• Direction: Print all of the entries exactly, minus the pictures.

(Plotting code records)
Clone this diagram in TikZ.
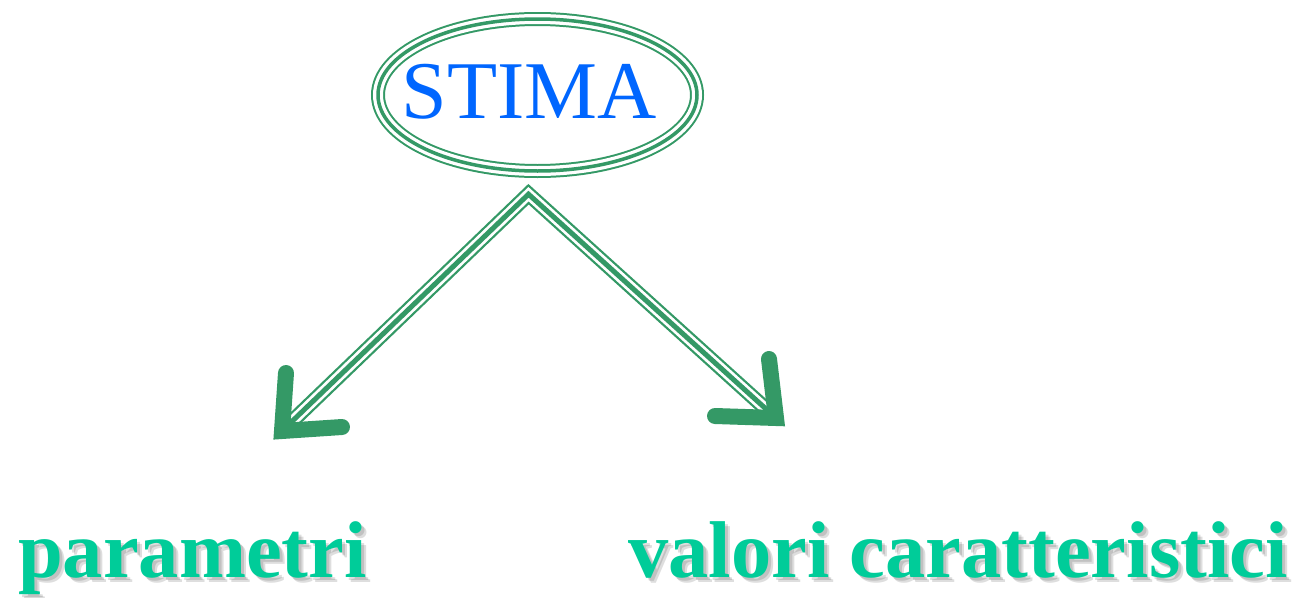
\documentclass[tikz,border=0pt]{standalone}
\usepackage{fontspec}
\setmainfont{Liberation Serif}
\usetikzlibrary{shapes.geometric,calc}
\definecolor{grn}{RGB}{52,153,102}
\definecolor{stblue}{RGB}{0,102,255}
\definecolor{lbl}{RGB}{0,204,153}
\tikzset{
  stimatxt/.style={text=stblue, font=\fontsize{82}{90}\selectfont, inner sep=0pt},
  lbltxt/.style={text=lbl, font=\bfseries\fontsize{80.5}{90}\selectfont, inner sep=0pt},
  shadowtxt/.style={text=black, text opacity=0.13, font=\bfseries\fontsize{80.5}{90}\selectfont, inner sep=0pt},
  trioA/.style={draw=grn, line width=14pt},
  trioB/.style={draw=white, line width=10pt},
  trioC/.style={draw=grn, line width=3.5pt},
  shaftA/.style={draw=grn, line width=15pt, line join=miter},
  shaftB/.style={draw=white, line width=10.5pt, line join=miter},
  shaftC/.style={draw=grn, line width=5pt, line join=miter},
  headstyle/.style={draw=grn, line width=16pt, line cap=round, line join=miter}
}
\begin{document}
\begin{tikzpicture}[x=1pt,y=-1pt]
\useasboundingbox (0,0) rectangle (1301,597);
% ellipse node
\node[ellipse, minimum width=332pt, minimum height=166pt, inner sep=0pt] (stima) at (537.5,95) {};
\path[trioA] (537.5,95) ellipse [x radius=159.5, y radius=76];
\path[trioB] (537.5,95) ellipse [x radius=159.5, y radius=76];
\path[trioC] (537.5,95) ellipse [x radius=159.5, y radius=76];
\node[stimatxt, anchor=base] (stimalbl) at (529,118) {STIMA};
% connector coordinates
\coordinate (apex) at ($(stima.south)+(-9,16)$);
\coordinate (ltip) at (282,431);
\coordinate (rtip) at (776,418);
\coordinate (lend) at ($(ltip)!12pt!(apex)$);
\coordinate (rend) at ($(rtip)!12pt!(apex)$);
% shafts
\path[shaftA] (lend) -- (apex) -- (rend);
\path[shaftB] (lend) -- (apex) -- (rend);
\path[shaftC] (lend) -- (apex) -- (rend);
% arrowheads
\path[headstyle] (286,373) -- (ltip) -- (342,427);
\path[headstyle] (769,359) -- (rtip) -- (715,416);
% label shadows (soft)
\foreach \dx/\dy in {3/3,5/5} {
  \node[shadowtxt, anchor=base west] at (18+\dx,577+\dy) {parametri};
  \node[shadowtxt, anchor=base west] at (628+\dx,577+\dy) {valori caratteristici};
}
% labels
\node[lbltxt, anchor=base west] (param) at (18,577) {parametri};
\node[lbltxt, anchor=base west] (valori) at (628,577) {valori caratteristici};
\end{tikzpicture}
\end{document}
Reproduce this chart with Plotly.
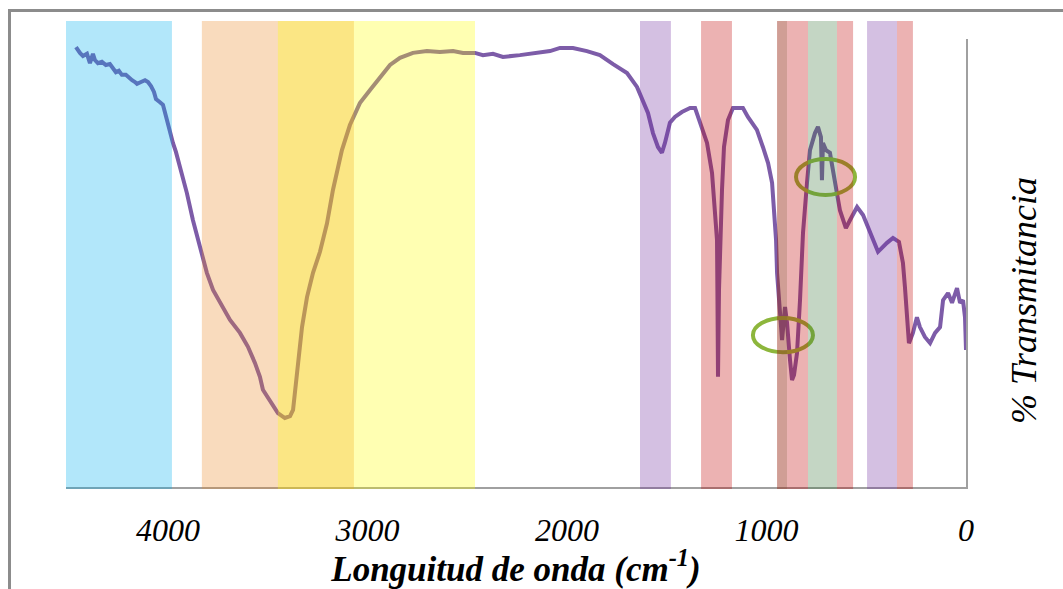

• Finished answer:
Clone this diagram in TikZ.
\documentclass[tikz,border=0pt]{standalone}
\usepackage{fontspec}
\setmainfont{Liberation Serif}
\usetikzlibrary{shapes.geometric,calc}
\definecolor{grn}{RGB}{52,153,102}
\definecolor{stblue}{RGB}{0,102,255}
\definecolor{lbl}{RGB}{0,204,153}
\tikzset{
  stimatxt/.style={text=stblue, font=\fontsize{82}{90}\selectfont, inner sep=0pt},
  lbltxt/.style={text=lbl, font=\bfseries\fontsize{80.5}{90}\selectfont, inner sep=0pt},
  shadowtxt/.style={text=black, text opacity=0.13, font=\bfseries\fontsize{80.5}{90}\selectfont, inner sep=0pt},
  trioA/.style={draw=grn, line width=14pt},
  trioB/.style={draw=white, line width=10pt},
  trioC/.style={draw=grn, line width=3.5pt},
  shaftA/.style={draw=grn, line width=15pt, line join=miter},
  shaftB/.style={draw=white, line width=10.5pt, line join=miter},
  shaftC/.style={draw=grn, line width=5pt, line join=miter},
  headstyle/.style={draw=grn, line width=16pt, line cap=round, line join=miter}
}
\begin{document}
\begin{tikzpicture}[x=1pt,y=-1pt]
\useasboundingbox (0,0) rectangle (1301,597);
% ellipse node
\node[ellipse, minimum width=332pt, minimum height=166pt, inner sep=0pt] (stima) at (537.5,95) {};
\path[trioA] (537.5,95) ellipse [x radius=159.5, y radius=76];
\path[trioB] (537.5,95) ellipse [x radius=159.5, y radius=76];
\path[trioC] (537.5,95) ellipse [x radius=159.5, y radius=76];
\node[stimatxt, anchor=base] (stimalbl) at (529,118) {STIMA};
% connector coordinates
\coordinate (apex) at ($(stima.south)+(-9,16)$);
\coordinate (ltip) at (282,431);
\coordinate (rtip) at (776,418);
\coordinate (lend) at ($(ltip)!12pt!(apex)$);
\coordinate (rend) at ($(rtip)!12pt!(apex)$);
% shafts
\path[shaftA] (lend) -- (apex) -- (rend);
\path[shaftB] (lend) -- (apex) -- (rend);
\path[shaftC] (lend) -- (apex) -- (rend);
% arrowheads
\path[headstyle] (286,373) -- (ltip) -- (342,427);
\path[headstyle] (769,359) -- (rtip) -- (715,416);
% label shadows (soft)
\foreach \dx/\dy in {3/3,5/5} {
  \node[shadowtxt, anchor=base west] at (18+\dx,577+\dy) {parametri};
  \node[shadowtxt, anchor=base west] at (628+\dx,577+\dy) {valori caratteristici};
}
% labels
\node[lbltxt, anchor=base west] (param) at (18,577) {parametri};
\node[lbltxt, anchor=base west] (valori) at (628,577) {valori caratteristici};
\end{tikzpicture}
\end{document}
Reproduce this chart with Plotly.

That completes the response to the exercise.